シンシナティの大手法律事務所タフト・ステッティニウス&ホリスターの弁護士ロブ・ビロット(Mark Ruffalo)は、環境分野の専門性を武器に企業法務に従事していた。パートナーとなった矢先に、祖母の知り合いだというパーカーズバーグの畜産家ウィルバー・テナント(Bill Camp)から、デュポン社の杜撰な廃棄物処理のために河川が汚染されて家畜が死んだと訴えられる。業務上、デュポン社との付き合いもあるロブは戸惑うが、現地の惨状を目撃して考えを改める。まずは旧知のデュポン社の顧問弁護士フィル・ドネリー(Victor Garber)に環境保護庁(EPA)が行なった調査結果を入手してもらい、ウィルバーに届けた。ところが報告書に目を通したウィルバーは激昂する。
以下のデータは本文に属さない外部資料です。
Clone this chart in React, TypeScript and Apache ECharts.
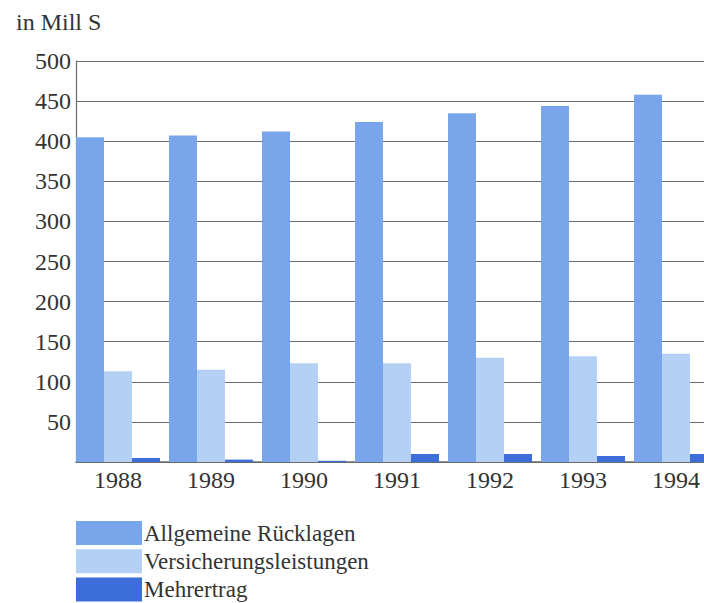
import React, { useEffect, useRef } from "react";
import * as echarts from "echarts";

const years = ["1988", "1989", "1990", "1991", "1992", "1993", "1994"];
const allgemeineRuecklagen = [405, 407, 412, 424, 435, 444, 458];
const versicherungsleistungen = [113, 115, 123, 123, 130, 132, 135];
const mehrertrag = [5, 3, 1.5, 10, 10, 7.5, 10];
const seriesNames = ["Allgemeine Rücklagen", "Versicherungsleistungen", "Mehrertrag"];
const colors = ["#79a6ea", "#b4d0f5", "#3d6dd8"];

const FONT = "Liberation Serif, serif";

export default function App() {
  const ref = useRef<HTMLDivElement>(null);
  useEffect(() => {
    if (!ref.current) return;
    const chart = echarts.init(ref.current, undefined, { renderer: "svg" });
    const gridTop = 61;
    const gridBottom = 141;
    chart.setOption({
      animation: false,
      backgroundColor: "#ffffff",
      textStyle: { fontFamily: FONT },
      title: {
        text: "in Mill S",
        left: 11,
        top: 5,
        textStyle: { fontFamily: FONT, fontSize: 24, fontWeight: "normal", color: "#333" },
      },
      legend: {
        orient: "vertical",
        left: 76,
        top: 521,
        icon: "rect",
        itemWidth: 66,
        itemHeight: 24,
        itemGap: 4.2,
        padding: 0,
        data: seriesNames,
        textStyle: { fontFamily: FONT, fontSize: 23, lineHeight: 24, color: "#333", padding: [0, 0, 0, -3] },
      },
      grid: [
        { left: 76, width: 646.5, top: gridTop, bottom: gridBottom, outerBoundsMode: "none", containLabel: false },
        { left: 71.5, width: 651, top: gridTop, bottom: gridBottom, outerBoundsMode: "none", containLabel: false },
      ],
      xAxis: [
        {
          gridIndex: 0,
          type: "category",
          data: years,
          axisLine: { show: true, lineStyle: { color: "#6b6b6b", width: 1.5 } },
          axisTick: { show: false },
          axisLabel: { show: false },
        },
        {
          gridIndex: 1,
          type: "category",
          data: years,
          axisLine: { show: false },
          axisTick: { show: false },
          axisLabel: { fontFamily: FONT, fontSize: 24, color: "#333", margin: 6 },
        },
      ],
      yAxis: [
        {
          gridIndex: 0,
          type: "value",
          min: 0,
          max: 500,
          interval: 50,
          axisLine: { show: true, lineStyle: { color: "#6b6b6b", width: 1.2 } },
          axisTick: { show: false },
          splitLine: { show: true, lineStyle: { color: "#6b6b6b", width: 1.2 } },
          axisLabel: { fontFamily: FONT, fontSize: 24, color: "#333", margin: 5, showMinLabel: false },
        },
        {
          gridIndex: 1,
          type: "value",
          min: 0,
          max: 500,
          interval: 50,
          show: false,
          splitLine: { show: false },
        },
      ],
      series: [
        { name: seriesNames[0], data: allgemeineRuecklagen, color: colors[0] },
        { name: seriesNames[1], data: versicherungsleistungen, color: colors[1] },
        { name: seriesNames[2], data: mehrertrag, color: colors[2] },
      ].map((s) => ({
        ...s,
        type: "bar",
        xAxisIndex: 1,
        yAxisIndex: 1,
        barGap: "0%",
        barCategoryGap: "9.7%",
        itemStyle: { color: s.color },
      })),
    });
    return () => chart.dispose();
  }, []);
  return (
    <div
      ref={ref}
      style={{ position: "absolute", left: 0, top: 0, width: 704, height: 603 }}
    />
  );
}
そこには家畜の飼育の問題点ばかり列挙され、デュポン社の規制値違反の事実は一切認められていなかったのだ。ロブは不自然な報告書の謎を考えるうち、そもそもEPAが把握できていないために規制できない化学物質の存在に思い至る。その観点で改めて資料を読み込むと、"PFOA"という謎の化学物質が繰り返し登場することに気が付いた。
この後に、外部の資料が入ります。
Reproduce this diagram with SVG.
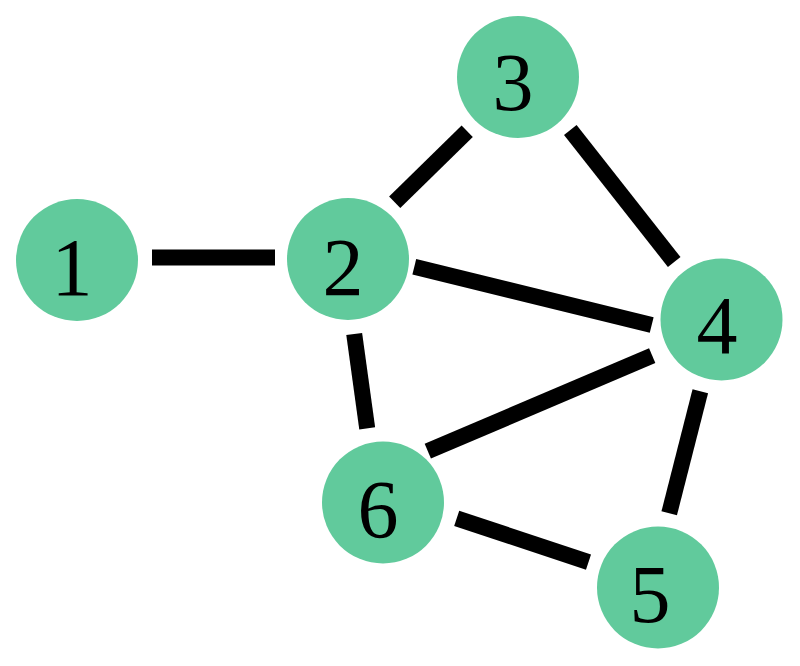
<svg xmlns="http://www.w3.org/2000/svg" width="800" height="666" viewBox="0 0 800 666">
<style>
.node circle { fill: #61CA9C; }
.node text { font-family: "Liberation Serif", "Times New Roman", serif; font-size: 82px; fill: #000; text-anchor: middle; }
.edges line { stroke: #000; stroke-width: 16; stroke-linecap: butt; }
</style>
<rect width="800" height="666" fill="#fff"/>
<g id="edges" class="edges">
<line x1="152" y1="257.5" x2="275" y2="257.5"/>
<line x1="394.7" y1="202.3" x2="467.2" y2="131.3"/>
<line x1="570.3" y1="130" x2="674.2" y2="262"/>
<line x1="414.3" y1="266.7" x2="651.7" y2="325"/>
<line x1="354.2" y1="334" x2="367.2" y2="428.3"/>
<line x1="427.8" y1="451.2" x2="652.2" y2="355.7"/>
<line x1="700.3" y1="391.2" x2="669.2" y2="513.3"/>
<line x1="456.7" y1="518.3" x2="588.5" y2="562.2"/>
</g>
<g id="node1" class="node"><circle cx="77" cy="260" r="61"/><text x="72" y="295">1</text></g>
<g id="node2" class="node"><circle cx="348" cy="259" r="61"/><text x="343" y="295">2</text></g>
<g id="node3" class="node"><circle cx="518" cy="77" r="61"/><text x="513" y="110">3</text></g>
<g id="node4" class="node"><circle cx="721.5" cy="319.5" r="61"/><text x="717" y="353">4</text></g>
<g id="node5" class="node"><circle cx="658" cy="587.5" r="61"/><text x="650" y="621.5">5</text></g>
<g id="node6" class="node"><circle cx="383" cy="502.5" r="61"/><text x="378" y="536.5">6</text></g>
</svg>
デュポン社は、自社の従業員による人体実験によってテフロン加工の際に用いられる化学物質の有害性を確認し、それによる地下水や河川の汚染を把握しながら、問題を放置し続けていた。なおかつ、役所、弁護士、化学者、獣医らを飼い慣らすことで問題が発覚しないように工作していた。ウィルバー・テナントは、デュポン社の廃棄物の埋め立て開始後、自らの飼養する家畜が異常な症状を見せて次々と死んでいくのを目の当たりにして、デュポン社の問題を見抜く。だが、デュポン社の企業城下町の住人たちは、デュポン社を相手取って争うウィルバーに対して辛辣な態度をとる。自らの健康が蝕まれているにも拘わらず。
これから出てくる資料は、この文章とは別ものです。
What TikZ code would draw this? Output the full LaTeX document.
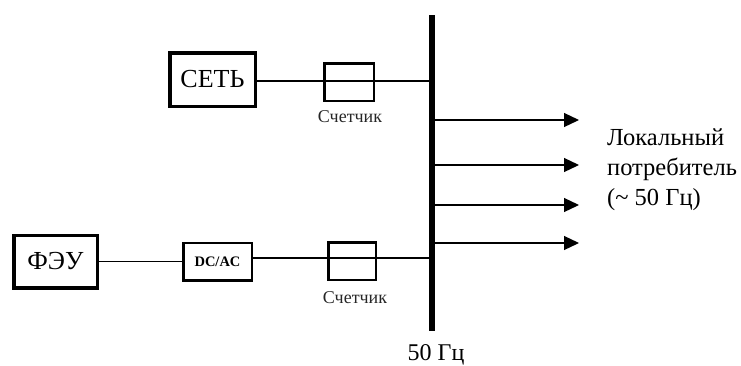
\documentclass[tikz,border=0pt]{standalone}
\usepackage{fontspec}
\setmainfont{Liberation Serif}
\usepackage{xcolor}
\usetikzlibrary{arrows.meta}
\tikzset{
	bigbox/.style={draw, line width=3.5pt, inner sep=0pt, font=\fontsize{26}{28}\selectfont},
	smallbox/.style={draw, line width=2.5pt, inner sep=0pt},
	caption/.style={font=\fontsize{18}{20}\selectfont, text=black!85},
	line/.style={draw, line width=1.1pt},
	feed/.style={line width=1.2pt, -{Triangle[length=15pt, width=14pt]}},
}
\begin{document}
\begin{tikzpicture}[x=1pt, y=-1pt]
	\useasboundingbox (0,0) rectangle (741,365);
	\node[bigbox, minimum width=85.5pt, minimum height=53.5pt] (grid) at (212.5,79.5) {СЕТЬ};
	\node[bigbox, minimum width=83.5pt, minimum height=52.5pt] (pv) at (55.5,261.5) {ФЭУ};
	\node[smallbox, minimum width=68.5pt, minimum height=37.5pt, font=\bfseries\fontsize{14.5}{16}\selectfont] (inv) at (217.5,261.5) {DC/AC};
	\node[smallbox, minimum width=49.5pt, minimum height=37.5pt] (meterA) at (349,82) {};
	\node[smallbox, minimum width=47.5pt, minimum height=37.5pt] (meterB) at (352,261) {};
	\node[caption] (labelA) at (350,117) {Счетчик};
	\node[caption] (labelB) at (355,298) {Счетчик};

	\coordinate (bustop) at (432,15);
	\coordinate (busbot) at (432,331);
	\coordinate (busA) at (432,81);
	\coordinate (busB) at (432,258);
	\draw[line] (grid.east |- busA) -- (busA);
	\draw[line] (pv) -- (inv);
	\draw[line] (inv.east |- busB) -- (busB);
	\draw[line width=6.5pt] (bustop) -- (busbot);
	\node[inner sep=0pt, font=\fontsize{24}{26}\selectfont] (freq) at (436,355) {50 Гц};

	\foreach \name/\ypos in {a/120, b/165, c/205, d/243}{
		\coordinate (out\name) at (432,\ypos);
		\coordinate (tip\name) at (579,\ypos);
		\draw[feed] (out\name) -- (tip\name);
	}
	\node[align=left, anchor=north west, inner sep=0pt, font=\fontsize{24.5}{30}\selectfont] (load) at (607,129) {Локальный\\потребитель\\(\textasciitilde{} 50 Гц)};
\end{tikzpicture}
\end{document}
弁護士ロブ・ビロットは環境分野を専門にしながら化学に疎い。それでも厖大な資料を丹念に読み込み、化学者に質問を重ねながら、徐々に真実に近付いていく。だがようやくデュポン社の不法行為の構造が把握できても、その影響が広範囲に及ぶため、疫学調査の分析にも、被害者個々の訴訟手続(被害の立証など)にも、厖大な手間と時間が必要とされる。地道な努力を積み重ねる以外、特効薬が無い。その苦みを鑑賞者はロブやウィルバーとともに味わうことになる。ロブの妻サラを演じたAnne Hathawayも、脚本を読んで巨悪を倒す痛快な展開を期待したが、そうではない、より現実的な展開であったとインタヴューで述懐している。
ロブが祖母の住まいに向かう際、車中で「カントリー・ロード(Take Me Home, Country Roads)」が流れる。同曲が流れる作品としては、映画『ローガン・ラッキー(Logan Lucky)』(2017)をお薦めしたい。